The time::date module implements the common international Gregorian chronology,
based on the astronomically numbered proleptic Gregorian calendar, as per ISO
8601, and the common 24 hour clock. It provides [[date]], a representation of
civil date/time and a optimized extension of the [[time::chrono::moment]] type.
The [[time::chrono::]] module has many useful functions which interoperate with
dates. Any [[time::chrono::]] function which accepts *moment also accepts *date.

Dates are created using [[new]], [[now]], [[nowutc]], or a "from_" function.
Alternatively, the [[virtual]]/[[realize]] interface can handle uncertain or
invalid date/time information, and construct new dates incrementally and safely.
The observer functions ([[year]], [[hour]], etc.) evaluate a date's observed
chronological values, adjusted for its associated [[time::chrono::locality]].

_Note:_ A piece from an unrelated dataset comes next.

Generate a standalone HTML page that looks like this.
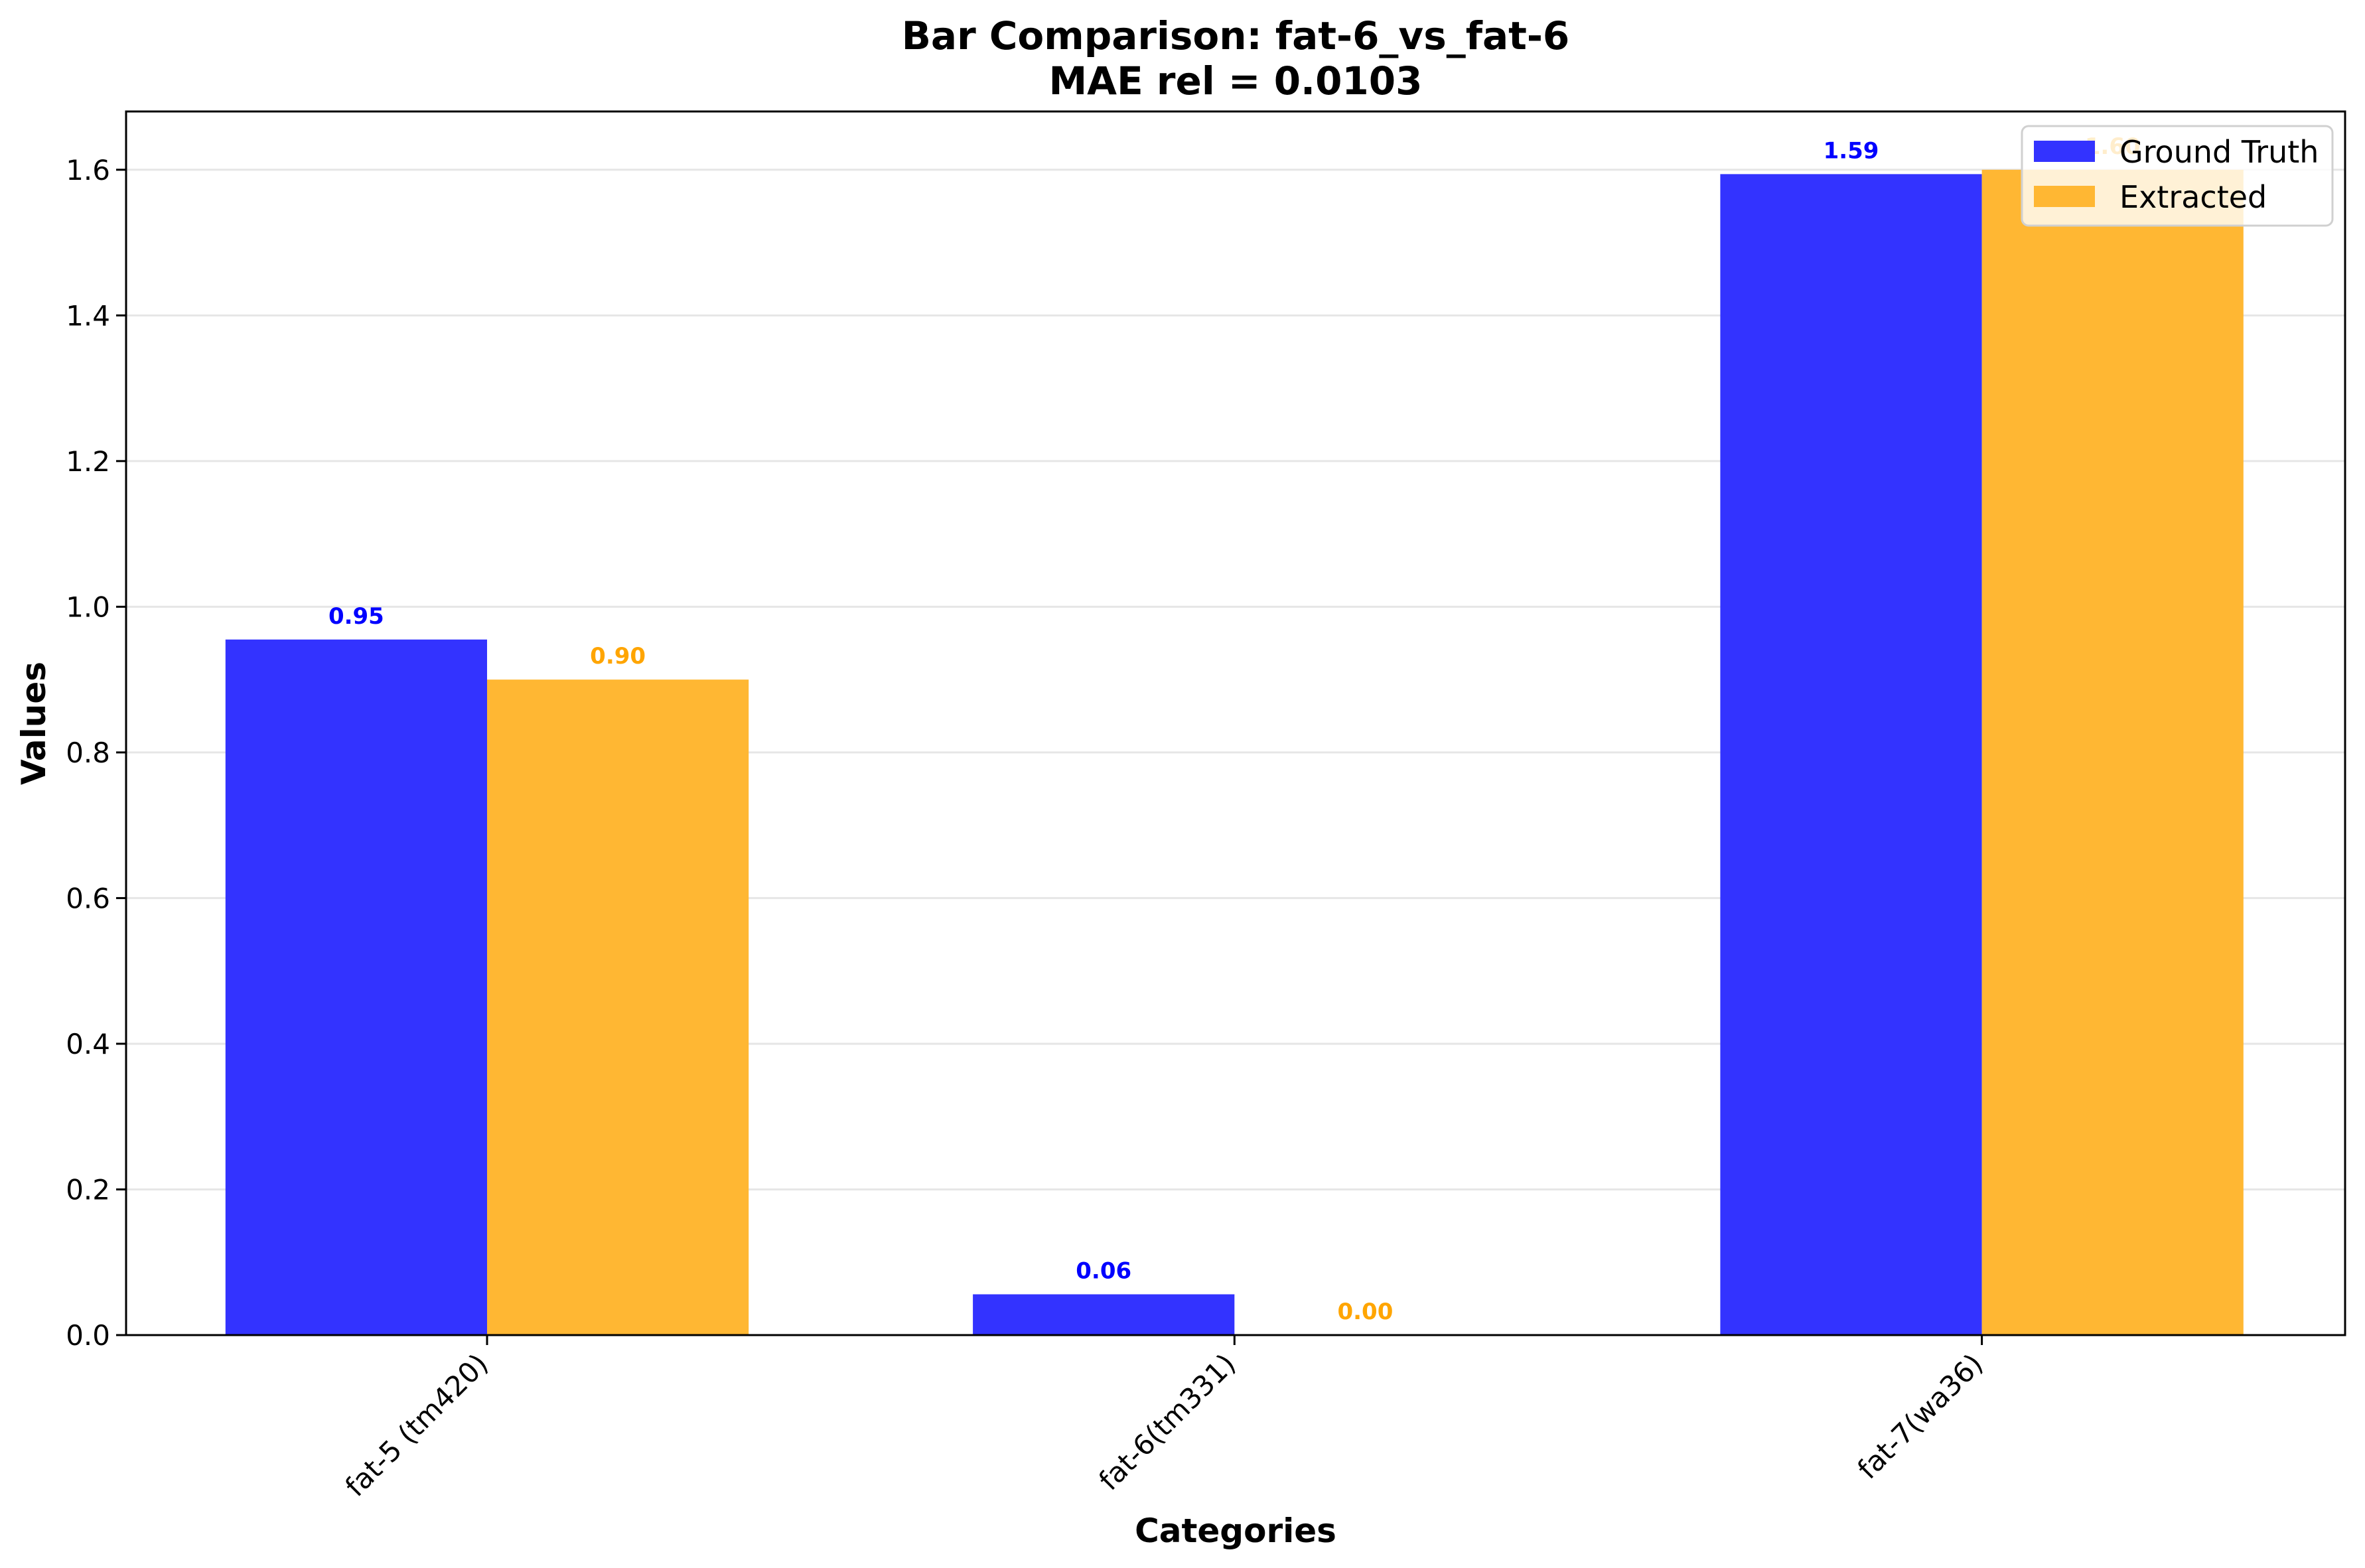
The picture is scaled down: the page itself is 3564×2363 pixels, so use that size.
<!DOCTYPE html>
<html><head><meta charset="utf-8"><style>html,body{margin:0;padding:0;background:#fff}svg{display:block}text{font-family:"DejaVu Sans","Liberation Sans",sans-serif}</style></head>
<body>
<svg id="chart" width="3564" height="2363" viewBox="0 0 3564 2363" xmlns="http://www.w3.org/2000/svg">
<rect width="3564" height="2363" fill="#fff"/>
<text x="1862" y="74" font-size="58" font-weight="bold" text-anchor="middle">Bar Comparison: fat-6_vs_fat-6</text>
<text x="1862" y="142" font-size="58" font-weight="bold" text-anchor="middle">MAE rel = 0.0103</text>
<g id="grid"></g>
<g id="bars"></g>
<g id="axes"></g>
<text x="0" y="0" font-size="50" font-weight="bold" text-anchor="middle" transform="translate(68,1090) rotate(-90)">Values</text>
<text x="1862" y="2324" font-size="50" font-weight="bold" text-anchor="middle">Categories</text>
<g>
<rect x="3047" y="190" width="468" height="150" rx="10" fill="#fff" fill-opacity="0.8" stroke="#d0d0d0" stroke-width="3"/>
<rect x="3065" y="212" width="92" height="32" fill="#3333ff"/>
<text x="3194" y="245" font-size="46">Ground Truth</text>
<rect x="3065" y="280" width="92" height="32" fill="#ffb733"/>
<text x="3194" y="313" font-size="46">Extracted</text>
</g>
</svg>
<script>
const categories = ["fat-5 (tm420)", "fat-6(tm331)", "fat-7(wa36)"];
const groundTruth = [0.955, 0.056, 1.594];
const extracted = [0.90, 0.00, 1.600];
const yTicks = [0.0, 0.2, 0.4, 0.6, 0.8, 1.0, 1.2, 1.4, 1.6];

const NS = "http://www.w3.org/2000/svg";
const L = 190, R = 3534, T = 168, B = 2012;
const yMax = 1.680, xMin = -0.483, xMax = 2.486;
const yS = v => B - v / yMax * (B - T);
const xS = c => L + (c - xMin) / (xMax - xMin) * (R - L);
const barW = 0.35 * (xS(1) - xS(0));
function mk(tag, attrs, parent) {
  const e = document.createElementNS(NS, tag);
  for (const k in attrs) e.setAttribute(k, attrs[k]);
  parent.appendChild(e);
  return e;
}
const grid = document.getElementById('grid');
const axes = document.getElementById('axes');
const bars = document.getElementById('bars');
yTicks.forEach(t => {
  const y = yS(t);
  const g = mk('line', {x1: L, x2: R, y1: y, y2: y, stroke: '#e6e6e6', 'stroke-width': 3}, grid);
  
  
  const tk = mk('line', {x1: L - 15, x2: L, y1: y, y2: y, stroke: '#000', 'stroke-width': 3}, axes);
  
  
  const lb = mk('text', {x: L - 24, y: y + 15, 'font-size': 42, 'text-anchor': 'end'}, axes);
  lb.textContent = t.toFixed(1);
  
  
});
categories.forEach((c, i) => {
  const cx = xS(i);
  const series = [[groundTruth[i], '#3333ff', '#0000ff', cx - barW, 'ground-truth'], [extracted[i], '#ffb733', '#ffa500', cx, 'extracted']];
  series.forEach(s => {
    const y = yS(s[0]);
    const r = mk('rect', {x: s[3], y: y, width: barW, height: B - y, fill: s[1]}, bars);
    
    
    const v = mk('text', {x: s[3] + barW / 2, y: y - 24, 'font-size': 34, 'font-weight': 'bold', 'text-anchor': 'middle', fill: s[2]}, bars);
    v.textContent = s[0].toFixed(2);
    
    
  });
  const tk = mk('line', {x1: cx, x2: cx, y1: B, y2: B + 15, stroke: '#000', 'stroke-width': 3}, axes);
  
  
  const lb = mk('text', {x: 0, y: 0, 'font-size': 42, 'text-anchor': 'end', transform: 'translate(' + (cx + 4) + ',' + (B + 46) + ') rotate(-45)'}, axes);
  lb.textContent = c;
  
  
});
const frame = mk('rect', {x: L, y: T, width: R - L, height: B - T, fill: 'none', stroke: '#000', 'stroke-width': 3}, axes);


</script>
</body></html>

Use [[in]] to localize a date to another locality; consult [[time::chrono::tz]].
See [[parse]] and [[format]] for working with date/time strings.

Date arithmetic operations are categorized into "timescalar" or "chronological".
Timescalar uses [[time::duration]]; see [[add]], [[time::chrono::diff]].
Chronological uses [[period]]; see [[reckon]], [[pdiff]], [[unitdiff]],
[[truncate]]. Note that calendrical arithmetic is highly irregular due to field
overflows and timezone discontinuities, so think carefully about what you want.